* Start DATA EXTRACT *

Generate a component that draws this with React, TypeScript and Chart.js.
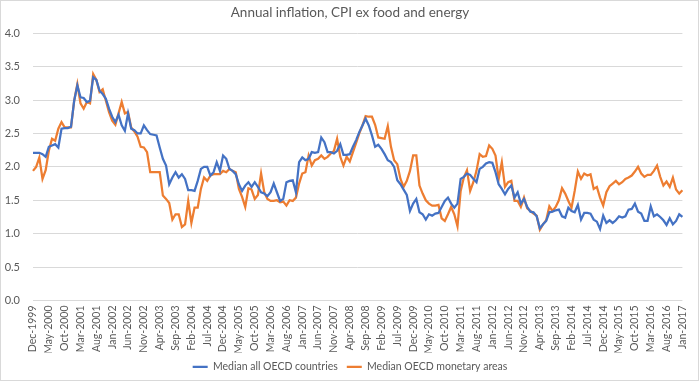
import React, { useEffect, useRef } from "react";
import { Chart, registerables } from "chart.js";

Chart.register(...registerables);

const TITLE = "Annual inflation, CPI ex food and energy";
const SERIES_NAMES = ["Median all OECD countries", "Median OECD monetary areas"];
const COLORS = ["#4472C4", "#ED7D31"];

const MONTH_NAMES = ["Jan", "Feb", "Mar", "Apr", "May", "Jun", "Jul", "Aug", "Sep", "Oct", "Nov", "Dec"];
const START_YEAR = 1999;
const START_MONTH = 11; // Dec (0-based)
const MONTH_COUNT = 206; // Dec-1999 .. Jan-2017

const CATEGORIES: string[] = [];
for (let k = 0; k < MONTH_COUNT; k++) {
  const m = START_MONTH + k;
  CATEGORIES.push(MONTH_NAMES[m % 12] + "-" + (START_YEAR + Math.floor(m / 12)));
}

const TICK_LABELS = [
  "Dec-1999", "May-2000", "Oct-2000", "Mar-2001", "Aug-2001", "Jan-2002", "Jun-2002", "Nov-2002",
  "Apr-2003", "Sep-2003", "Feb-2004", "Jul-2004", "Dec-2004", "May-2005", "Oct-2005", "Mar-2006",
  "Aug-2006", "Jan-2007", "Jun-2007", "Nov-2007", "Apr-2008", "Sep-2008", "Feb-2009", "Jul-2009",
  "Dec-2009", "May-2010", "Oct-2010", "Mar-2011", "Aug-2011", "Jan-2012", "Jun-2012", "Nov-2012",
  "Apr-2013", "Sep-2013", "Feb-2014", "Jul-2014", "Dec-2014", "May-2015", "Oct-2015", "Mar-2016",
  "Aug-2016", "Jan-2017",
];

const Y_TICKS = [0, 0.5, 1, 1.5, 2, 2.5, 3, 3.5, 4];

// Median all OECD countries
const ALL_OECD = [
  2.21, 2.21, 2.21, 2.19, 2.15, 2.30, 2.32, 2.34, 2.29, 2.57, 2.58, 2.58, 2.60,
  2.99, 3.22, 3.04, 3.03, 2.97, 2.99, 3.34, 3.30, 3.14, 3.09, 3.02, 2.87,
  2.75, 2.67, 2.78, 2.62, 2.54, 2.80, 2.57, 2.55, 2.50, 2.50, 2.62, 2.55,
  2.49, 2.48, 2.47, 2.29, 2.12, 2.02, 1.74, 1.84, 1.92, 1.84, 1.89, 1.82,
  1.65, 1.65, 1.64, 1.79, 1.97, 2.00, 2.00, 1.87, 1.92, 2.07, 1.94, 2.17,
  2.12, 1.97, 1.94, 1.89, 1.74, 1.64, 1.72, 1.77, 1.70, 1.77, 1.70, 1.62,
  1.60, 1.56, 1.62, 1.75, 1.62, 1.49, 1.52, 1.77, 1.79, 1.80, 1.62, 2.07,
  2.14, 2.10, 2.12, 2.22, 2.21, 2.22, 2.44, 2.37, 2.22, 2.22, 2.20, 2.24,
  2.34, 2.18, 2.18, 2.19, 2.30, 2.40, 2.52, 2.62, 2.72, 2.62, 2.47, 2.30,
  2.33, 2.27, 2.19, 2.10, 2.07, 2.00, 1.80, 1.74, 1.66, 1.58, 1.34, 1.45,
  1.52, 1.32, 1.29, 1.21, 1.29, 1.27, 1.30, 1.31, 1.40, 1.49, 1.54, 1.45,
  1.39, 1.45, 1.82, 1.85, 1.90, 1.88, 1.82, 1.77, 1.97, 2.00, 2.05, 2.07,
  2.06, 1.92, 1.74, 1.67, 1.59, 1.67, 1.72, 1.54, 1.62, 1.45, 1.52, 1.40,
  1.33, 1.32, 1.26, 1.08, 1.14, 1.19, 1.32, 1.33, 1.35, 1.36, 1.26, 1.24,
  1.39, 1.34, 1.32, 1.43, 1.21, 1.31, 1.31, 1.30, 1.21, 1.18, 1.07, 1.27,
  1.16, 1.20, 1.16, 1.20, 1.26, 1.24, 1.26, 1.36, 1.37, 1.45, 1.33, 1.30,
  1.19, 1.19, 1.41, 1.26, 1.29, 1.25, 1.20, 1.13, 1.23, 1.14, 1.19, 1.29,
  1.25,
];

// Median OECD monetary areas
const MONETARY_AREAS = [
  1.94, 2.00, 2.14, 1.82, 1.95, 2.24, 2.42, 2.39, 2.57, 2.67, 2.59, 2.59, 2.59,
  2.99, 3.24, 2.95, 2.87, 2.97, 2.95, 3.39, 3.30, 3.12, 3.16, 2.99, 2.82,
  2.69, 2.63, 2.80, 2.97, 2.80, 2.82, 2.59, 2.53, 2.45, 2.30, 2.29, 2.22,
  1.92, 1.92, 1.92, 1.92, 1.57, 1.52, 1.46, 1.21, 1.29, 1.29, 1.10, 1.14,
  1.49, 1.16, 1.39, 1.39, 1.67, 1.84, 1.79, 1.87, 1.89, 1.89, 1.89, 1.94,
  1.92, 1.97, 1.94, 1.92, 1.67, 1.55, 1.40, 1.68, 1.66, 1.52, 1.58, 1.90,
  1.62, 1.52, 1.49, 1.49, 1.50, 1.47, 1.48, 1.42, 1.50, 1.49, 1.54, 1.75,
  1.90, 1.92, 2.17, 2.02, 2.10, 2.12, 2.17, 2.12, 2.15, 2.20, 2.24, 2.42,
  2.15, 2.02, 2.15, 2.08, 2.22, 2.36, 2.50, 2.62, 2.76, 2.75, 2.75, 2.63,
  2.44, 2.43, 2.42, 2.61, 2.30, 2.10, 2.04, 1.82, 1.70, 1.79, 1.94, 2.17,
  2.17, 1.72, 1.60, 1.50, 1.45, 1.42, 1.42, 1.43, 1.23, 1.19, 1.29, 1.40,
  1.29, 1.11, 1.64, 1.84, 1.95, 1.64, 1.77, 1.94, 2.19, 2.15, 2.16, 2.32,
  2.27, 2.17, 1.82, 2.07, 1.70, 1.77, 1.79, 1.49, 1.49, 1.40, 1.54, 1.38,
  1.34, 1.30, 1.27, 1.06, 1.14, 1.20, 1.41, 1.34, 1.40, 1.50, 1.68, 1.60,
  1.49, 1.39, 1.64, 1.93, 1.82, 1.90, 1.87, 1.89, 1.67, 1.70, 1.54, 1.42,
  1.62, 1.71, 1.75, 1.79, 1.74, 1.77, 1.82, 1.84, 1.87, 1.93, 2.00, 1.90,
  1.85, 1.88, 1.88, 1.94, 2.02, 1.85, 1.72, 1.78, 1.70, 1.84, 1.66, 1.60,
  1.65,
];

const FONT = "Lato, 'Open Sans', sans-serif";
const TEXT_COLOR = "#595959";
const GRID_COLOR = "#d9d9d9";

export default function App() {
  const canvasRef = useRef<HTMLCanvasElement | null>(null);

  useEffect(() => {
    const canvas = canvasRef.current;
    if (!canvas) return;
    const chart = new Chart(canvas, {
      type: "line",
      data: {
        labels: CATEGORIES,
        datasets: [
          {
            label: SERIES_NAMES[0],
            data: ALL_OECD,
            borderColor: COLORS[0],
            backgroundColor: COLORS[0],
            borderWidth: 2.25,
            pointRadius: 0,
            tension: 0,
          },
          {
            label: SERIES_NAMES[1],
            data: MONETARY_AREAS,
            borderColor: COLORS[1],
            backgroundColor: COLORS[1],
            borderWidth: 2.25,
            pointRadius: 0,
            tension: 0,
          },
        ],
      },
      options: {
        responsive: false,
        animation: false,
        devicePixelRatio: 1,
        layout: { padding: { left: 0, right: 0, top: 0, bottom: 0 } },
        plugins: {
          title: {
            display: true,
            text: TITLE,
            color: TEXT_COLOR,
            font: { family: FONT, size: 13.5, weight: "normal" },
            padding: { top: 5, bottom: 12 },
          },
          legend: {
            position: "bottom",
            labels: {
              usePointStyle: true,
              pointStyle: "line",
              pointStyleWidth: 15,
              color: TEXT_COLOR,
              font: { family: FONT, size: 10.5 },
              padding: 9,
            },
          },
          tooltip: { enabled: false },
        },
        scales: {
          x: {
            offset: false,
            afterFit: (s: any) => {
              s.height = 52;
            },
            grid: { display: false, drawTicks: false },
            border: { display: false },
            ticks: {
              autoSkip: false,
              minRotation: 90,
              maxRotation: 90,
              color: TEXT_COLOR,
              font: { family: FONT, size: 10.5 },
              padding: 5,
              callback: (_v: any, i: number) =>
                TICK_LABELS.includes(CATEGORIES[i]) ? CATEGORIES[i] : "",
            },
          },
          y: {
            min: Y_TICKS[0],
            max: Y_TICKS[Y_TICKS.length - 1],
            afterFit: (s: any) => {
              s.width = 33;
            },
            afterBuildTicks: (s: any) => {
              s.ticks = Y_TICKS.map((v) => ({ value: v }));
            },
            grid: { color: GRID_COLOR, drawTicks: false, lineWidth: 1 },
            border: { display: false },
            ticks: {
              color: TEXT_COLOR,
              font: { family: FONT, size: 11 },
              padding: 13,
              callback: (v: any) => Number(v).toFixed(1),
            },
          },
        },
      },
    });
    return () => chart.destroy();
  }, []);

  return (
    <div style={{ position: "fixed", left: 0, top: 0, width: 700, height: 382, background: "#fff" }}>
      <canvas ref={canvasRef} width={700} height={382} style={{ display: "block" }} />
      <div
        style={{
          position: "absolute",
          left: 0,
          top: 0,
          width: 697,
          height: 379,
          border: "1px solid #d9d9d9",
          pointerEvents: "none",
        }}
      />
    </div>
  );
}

* End DATA EXTRACT *

WHAT YOU ARE ASKED TO DO: Leave out the pictures. Transcribe only the lines above, from the first through the one that contains "Chart.register(...registerables);".

WRITTEN ANSWER:
Generate a component that draws this with React, TypeScript and Chart.js.
import React, { useEffect, useRef } from "react";
import { Chart, registerables } from "chart.js";

Chart.register(...registerables);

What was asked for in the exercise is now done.